How To Select Trees For Clayey Soil
Stress affects plants and landscapes equally. Plants become susceptible to insects, diseases and environmental problems when under stress. The best way to control stress in plants is to go proactive and prevent or mitigate the stress factors.
There are specific environmental conditions that work as stress factors include drought, wind, low humidity, light, and clay soils.
Soil is critical to the plant health. Soil is primarily responsible for majority of the plant problems.
Clayey soil should be considered as a factor while selecting suitable trees for your garden and landscape. Clay soil tends to hold onto iron, and some trees are not able to absorb the amount iron needed for their health because of this clay-iron affinity.
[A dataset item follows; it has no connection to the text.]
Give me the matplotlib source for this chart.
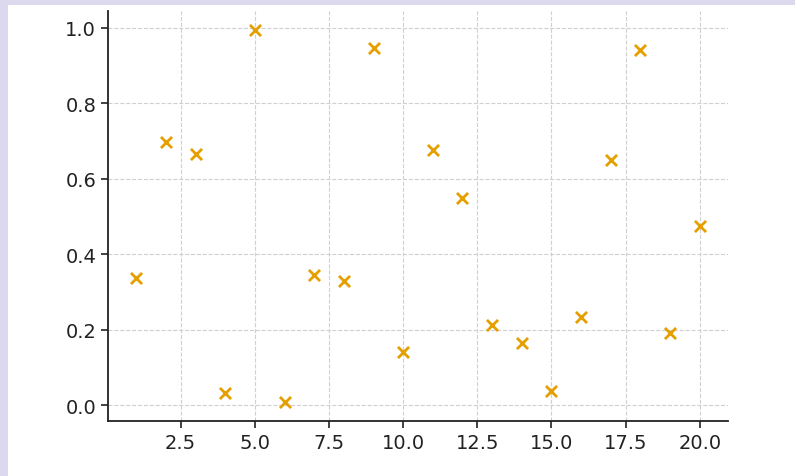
import matplotlib
matplotlib.use("Agg")
import matplotlib.pyplot as plt
from matplotlib.patches import Rectangle

# values
x_vals = list(range(1, 21))
y_vals = [0.338, 0.697, 0.665, 0.034, 0.995, 0.008, 0.346, 0.330, 0.947, 0.142,
          0.675, 0.549, 0.214, 0.164, 0.037, 0.235, 0.649, 0.942, 0.193, 0.475]

fig = plt.figure(figsize=(7.95, 4.77), dpi=100)
fig.patch.set_facecolor("white")

# lavender page strips along left and top edge
lav = "#dcd9ee"
fig.patches.append(Rectangle((0, 0), 8 / 795, 1, transform=fig.transFigure,
                             facecolor=lav, edgecolor="none", zorder=-1))
fig.patches.append(Rectangle((0, 1 - 6 / 477), 1, 6 / 477, transform=fig.transFigure,
                             facecolor=lav, edgecolor="none", zorder=-1))

ax = fig.add_axes([108 / 795, 1 - 422 / 477, 620 / 795, 410 / 477])
ax.scatter(x_vals, y_vals, marker="x", color="#e69f00", s=64, linewidths=2, zorder=3)

ax.grid(True, linestyle="--", color="#d0d0d0", linewidth=0.8)
ax.set_axisbelow(True)
for s in ["top", "right"]:
    ax.spines[s].set_visible(False)
for s in ["left", "bottom"]:
    ax.spines[s].set_linewidth(1.3)
    ax.spines[s].set_color("#222222")
ax.tick_params(labelsize=14, length=5, width=1.2, colors="#222222")
ax.set_yticks([0.0, 0.2, 0.4, 0.6, 0.8, 1.0])

fig.savefig("out.png", dpi=100)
One solution is to select a tree that requires less iron for its metabolic processes. Some trees that do well in clay soils include green ash, white ash, bur oak, English oak, tartarian maple and big tooth maple. Most of the other maples, along with flowering dogwoods, crabapples, boxelders and pin oaks tend to suffer from some level of iron chlorosis, or yellowing of leaves, caused by iron-deficiency stress.
Supplementing or amending the soil with a chelated iron product is a good alternative. This might reduce the effects, but is an ongoing and long-term process to maintain plant health.
Chelated or stabilized iron products can be obtained from any number of local nurseries and greenhouses. It is applied around the tree’s root zone via small holes, following package directions. Foliar applications of iron also can be used, but need to be applied multiple times during the growing season. These sprays can stain sidewalks and other surfaces and could harm some plants. It is impractical to use this method on large trees using small home sprayers.